Additionally, a class action has been filed in Federal Court by Sotos Class Actions, Kugler Kandestin LLP and Miller Titerle + Company on behalf of First Nations children across Canada who have been the victims of the same discriminatory underfunding of First Nations child and family services by Canada. The class action seeks to obtain all compensation from Canada for those children and families than the Tribunal was allowed to award, as well as compensation for those First Nations children who faced discrimination between 1991-2006.

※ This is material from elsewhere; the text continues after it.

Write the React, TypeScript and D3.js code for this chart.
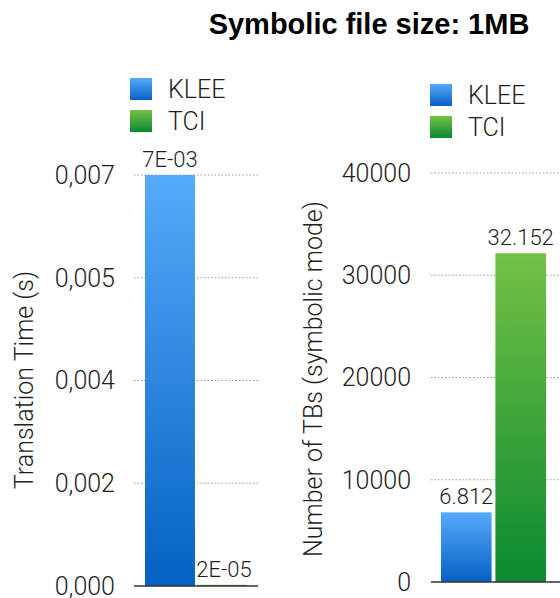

Canada indicated that it would consent to having the class action “certified” by the Court, which would mean that the class action could proceed without delay.

Timeline

2007
2007
2013
2013
2014
2014
2016
2016
2017
2017
2018
2018
2019
2019

2007

  • On February 27, 2007, the Assembly of First Nations of Canada (“AFN”) and the First Nations Child & Family Caring Society (“Caring Society”) filed a human rights complaint against the the Government of Canada, through Indian and Northern Affairs Canada, alleging that it was discriminating against First Nations children on the basis of race and national and/or ethnic origin contrary to the Canadian Human Rights Act.

2013

  • In February 2013, hearings before the Canadian Human Rights Tribunal (“Tribunal”) began.

2014

  • In October 2014, hearings before the Canadian Human Rights Tribunal ended.

2016

  • On January 26, 2016, the Tribunal ruled in favour of the AFN and Caring Society, finding that Canada had discriminated against First Nations children and families.
  • On February 22, 2016, the Minister of Justice announced that Canada would not be seeking a judicial review of the Tribunal’s decision.
  • On April 26, 2016, the Tribunal issued a non-compliance order against Canada for continuing its discriminatory practices.
  • On September 14, 2016, the Tribunal issued a second non-compliance order against Canada for continuing its discriminatory practices.

2017

  • On March 29, 2017, the Tribunal issued a third non-compliance order against Canada for continuing its discriminatory practices.
  • On May 26, 2017, the Tribunal issued a fourth non-compliance order against Canada for continuing its discriminatory practices.

2018

  • On February 1, 2018, the Tribunal issued a fifth non-compliance order against Canada for continuing its discriminatory practices.

2019

  • On February 21, 2019, the Tribunal issued a sixth non-compliance order against Canada for continuing its discriminatory practices.
  • On March 4, 2019, Xavier Moushoom filed a Statement of Claim in Federal Court on behalf of all First Nations youth affected by the discriminatory conduct that was the subject of the Tribunal decision.
  • On May 28, 2019, Jeremy Meawasige was added as a Plaintiff to the proposed class action, with the intention of representing the class of Jordan’s Principle victims.
  • On September 6, 2019, the Tribunal issued a seventh non-compliance order against Canada for continuing its discriminatory practices. The Tribunal also issued its ruling on compensation for victims of Canada’s discrimination, finding that various categories of First Nations children and their families are entitled to $40,000 each.
  • On October 4, 2019, Canada filed an application in Federal Court, seeking to judicially review the Tribunal’s ruling on compensation. Canada also asked the Federal Court for a stay of the Tribunal’s decision on compensation until the judicial review is decided.
  • On October 19, 2019, Prime Minister Trudeau stated that he agreed with the Tribunal’s decision that First Nations children deserve compensation for the discrimination they experienced.
  • On November 25, 2019, Canada stated that it will “work with plaintiffs’ counsel with the goal of moving forward with certification” of the class action in the Federal Court.
  • On Nocember 25, 2019, Canada announced that it would try to settle on compensation outside of Court in the First Nations child welfare class action lawsuit.
  • On November 29, 2019, the Federal Court rejected Canada’s request to stay the Tribunal’s compensation ruling. Canada now has until January 29, 2020 to submit a plan to the Tribunal detailing how compensation will be paid out to affected children and families.
  • On December 11, 2019, the House passed a motion calling on Ottawa to pay First Nations child welfare compensation ordered by the Tribunal.